A. Absolutely. Suddenly, I was witnessing the horror I had seen with Katrina 12 years earlier, only it was happening to my community. Maria decimated our island. It was in a complete blackout, and for many, loss of power meant loss of life. I was still in Washington, D.C. for college but decided I needed to get home to help in any way I could.

I returned to focus on what I now knew was the most important system we needed to fix – energy. Hurricane Maria demonstrated we did not have the energy resilience we needed to respond like a first world nation to a storm that we should be very used to dealing with. I knew this would continue to happen if we didn’t work to fix our relationship with energy.

Q. Is this when you entered the T-Mobile Changemaker Challenge?

A. Once home, I saw that somebody posted a link to the T-Mobile Changemaker Challenge on a Facebook group I was in – so I went for it! Participating in the Changemaker Challenge gave me the confidence I needed to understand I had an idea worth fighting for. And the $10,000 in prize money from T-Mobile and CEO John Legere allowed me to truly act as an entrepreneur over the past few months - even hire a small team! It’s helped me to dare to dream and make these dreams come true. That sounds super cheesy, but it's the truth!

Q. So how is Dios del Sol progressing?

A. We’re using my local church to essentially prototype what a transition to solar energy looks like. We’re looking holistically at how the church would implement sustainable energy efficiently, so we can bring cost down. Our goal is to have our church launching a fully retrofitted solar microgrid by Earth Day this year and begin to bring along other nearby churches after.

Q. Do you feel that with the success of Dios del Sol, the next time Puerto Rico is impacted by a severe hurricane the people will be better prepared to be able to minimize its effects?

A. Without question. If we can get our full plan into motion, I’m certain we can not only reduce harm, but that we can increase prosperity across the island. A lot of what I have been doing is also creating a sustainable and financeable model to help communities start their own energy co-op where every person is part of the grid – and they're not only a consumer but a producer. This ensures that you create jobs for the community, and you also create revenue within the community. This is an opportunity to build something radically new and help entire communities transition to solar.

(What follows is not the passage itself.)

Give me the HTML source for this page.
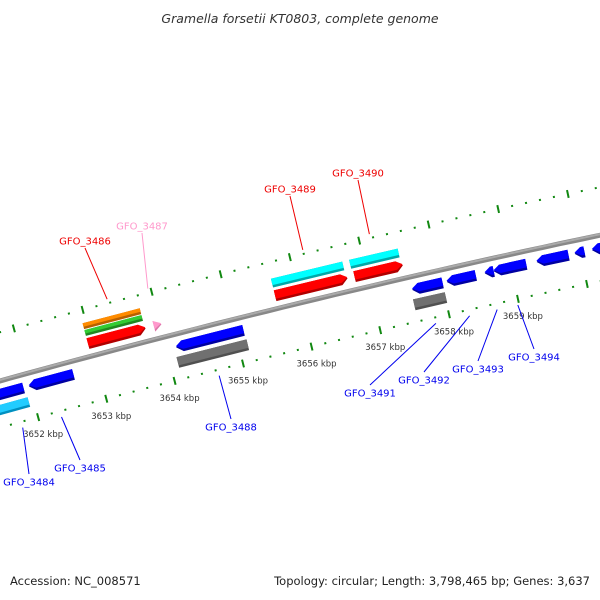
<!DOCTYPE html>
<html><head><meta charset="utf-8"><style>
html,body{margin:0;padding:0;background:#fff}
svg{display:block;font-family:"DejaVu Sans","Liberation Sans",sans-serif}
</style></head><body>
<svg id="map" width="600" height="600" viewBox="0 0 600 600" xmlns="http://www.w3.org/2000/svg">
<text x="300" y="23" text-anchor="middle" font-size="12.5" font-style="italic" fill="#333">Gramella forsetii KT0803, complete genome</text>
<g id="ticks"></g>
<g id="backbone"></g>
<g id="genes"></g>
<g id="labels"></g>
<text x="10" y="585" font-size="11.5" fill="#222">Accession: NC_008571</text>
<text x="590" y="585" text-anchor="end" font-size="11.5" fill="#222">Topology: circular; Length: 3,798,465 bp; Genes: 3,637</text>
</svg>
<script>
// data (kbp)
var geneNames = ["GFO_3484","GFO_3484b","GFO_3485","GFO_3486","GFO_3486g","GFO_3486o","GFO_3487","GFO_3488","GFO_3488g","GFO_3489","GFO_3489c","GFO_3490","GFO_3490c","GFO_3491","GFO_3491g","GFO_3492","GFO_3493","GFO_3494","GFO_3495","GFO_3496","GFO_3497"];
var geneStarts = [3651.2,3651.2,3651.99,3652.95,3652.95,3652.95,3653.91,3654.14,3654.11,3655.67,3655.67,3656.82,3656.80,3657.57,3657.55,3658.07,3658.62,3658.75,3659.37,3659.92,3660.17];
var geneEnds   = [3651.91,3651.93,3652.64,3653.79,3653.78,3653.78,3654.02,3655.12,3655.13,3656.72,3656.70,3657.52,3657.50,3658.01,3658.01,3658.49,3658.75,3659.22,3659.83,3660.06,3660.7];
var geneStrand = [-1,0,-1,1,0,0,1,-1,0,1,0,1,0,-1,0,-1,-1,-1,-1,-1,-1];
var geneRow    = ["blue","cyanLow","blue","red","green","orange","pink","blue","gray","red","cyan","red","cyan","blue","gray","blue","blue","blue","blue","blue","blue"];
var tickStart = 3651, tickEnd = 3661;
var tickLabelKbp = [3652,3653,3654,3655,3656,3657,3658,3659];
var labelText = ["GFO_3484","GFO_3485","GFO_3486","GFO_3487","GFO_3488","GFO_3489","GFO_3490","GFO_3491","GFO_3492","GFO_3493","GFO_3494"];
var labelGeneKbp = [3651.75,3652.32,3653.37,3653.96,3654.63,3656.2,3657.16,3657.79,3658.28,3658.68,3658.98];
var labelStrand = [-1,-1,1,1,-1,1,1,-1,-1,-1,-1];
var labelColor = ["#0000ee","#0000ee","#ee0000","#ff99cc","#0000ee","#ee0000","#ee0000","#0000ee","#0000ee","#0000ee","#0000ee"];
var labelX = [29,80,85,142,231,290,358,370,424,478,534];
var labelY = [482,468,241,226,427,189,173,393,380,369,357];

// axis (polar) functions
var CX=2599, CY=9773, RB=9745, dPhi=70.6/9700;
function phi(k){return -0.2417+(k-3655.5)*dPhi;}
function pt(k,r){var a=phi(k);return [CX+r*Math.sin(a), CY-r*Math.cos(a)];}
var NS="http://www.w3.org/2000/svg";
function mk(tag,parent,attrs){var e=document.createElementNS(NS,tag);for(var a in attrs)e.setAttribute(a,attrs[a]);parent.appendChild(e);return e;}
var rows={red:{off:13,h:11,c:"#ff0000",d:"#b00000"},cyan:{off:26,h:9,c:"#00ffff",d:"#00a8a8"},green:{off:24,h:6,c:"#33cc33",d:"#208820"},orange:{off:31,h:6,c:"#ff8c00",d:"#b86000"},pink:{off:13,h:11,c:"#ff99cc",d:"#dd77aa"},blue:{off:-13,h:11,c:"#0000ff",d:"#0000a0"},gray:{off:-28,h:11,c:"#707070",d:"#505050"},cyanLow:{off:-28,h:10,c:"#22ccff",d:"#0090c0"}};

// ticks
var tg=document.getElementById('ticks');
[RB-45,RB+47].forEach(function(r,ti){
  for(var i=0;i<=(tickEnd-tickStart)*5;i++){
    var k=tickStart+i*0.2, major=(i%5===0);
    var hl=major?4:1;
    var a=pt(k,r-hl), b=pt(k,r+hl);
    var ln=mk('line',tg,{x1:a[0],y1:a[1],x2:b[0],y2:b[1],stroke:"#118811","stroke-width":2});
    
    
  }
});
tickLabelKbp.forEach(function(k){
  var p=pt(k,RB-45);
  var t=mk('text',tg,{x:p[0]+5,y:p[1]+20,"text-anchor":"middle","font-size":"8.5",fill:"#333"});
  t.textContent=k+" kbp";
  
  
});

// backbone
var bg=document.getElementById('backbone');
function arcPath(r){var s="";for(var k=3650.5;k<=3661.5;k+=0.25){var p=pt(k,r);s+=(s?"L":"M")+p[0].toFixed(1)+","+p[1].toFixed(1);}return s;}
var bb=mk('path',bg,{d:arcPath(RB),stroke:"#888",fill:"none","stroke-width":5});


var bb2=mk('path',bg,{d:arcPath(RB+1),stroke:"#aaa",fill:"none","stroke-width":2});



// genes
var gg=document.getElementById('genes');
var head=6.5/70.6;
function shape(s,e,strand,rin,rout){
  var rm=(rin+rout)/2, len=e-s, pts=[];
  if(strand===1){
    var hb=Math.max(s,e-head);
    if(len<=head*1.3){pts=[pt(s,rin),pt(s,rout),pt(e,rm)];}
    else pts=[pt(s,rin),pt(s,rout),pt(hb,rout),pt(e,rm),pt(hb,rin)];
  }else if(strand===-1){
    var ha=Math.min(e,s+head);
    if(len<=head*1.3){pts=[pt(s,rm),pt(e,rout),pt(e,rin)];}
    else pts=[pt(s,rm),pt(ha,rout),pt(e,rout),pt(e,rin),pt(ha,rin)];
  }else pts=[pt(s,rin),pt(s,rout),pt(e,rout),pt(e,rin)];
  return pts.map(function(p){return p[0].toFixed(1)+","+p[1].toFixed(1);}).join(" ");
}
for(var i=0;i<geneNames.length;i++){
  var row=rows[geneRow[i]], rout=RB+row.off+row.h/2, rin=RB+row.off-row.h/2;
  var d=mk('polygon',gg,{points:shape(geneStarts[i],geneEnds[i],geneStrand[i],rin,rout),fill:row.d});
  
  
  var l=mk('polygon',gg,{points:shape(geneStarts[i],geneEnds[i],geneStrand[i],rin+2.5,rout),fill:row.c});
  
  
}

// labels
var lg=document.getElementById('labels');
for(var j=0;j<labelText.length;j++){
  var up=labelStrand[j]===1;
  var p=pt(labelGeneKbp[j], up?RB+51:RB-51);
  var ex=labelX[j], ey=up?labelY[j]+7:labelY[j]-8;
  var ln=mk('line',lg,{x1:p[0],y1:p[1],x2:ex,y2:ey,stroke:labelColor[j],"stroke-width":1});
  
  
  var t=mk('text',lg,{x:labelX[j],y:labelY[j]+3.5,"text-anchor":"middle","font-size":"10",fill:labelColor[j]});
  t.textContent=labelText[j];
  
  
}
</script>
</body></html>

But only if we can beat the clock – and right now the clock is ticking. We don't know when the next hurricane will happen, but it’s coming, and I know solar microgrids will be a game-changer, so we never have to suffer the way we did after Maria. That’s really what drives me to continue doing this work. And I wouldn't have been able to get to any of this had it not been for the T-Mobile Changemaker Challenge.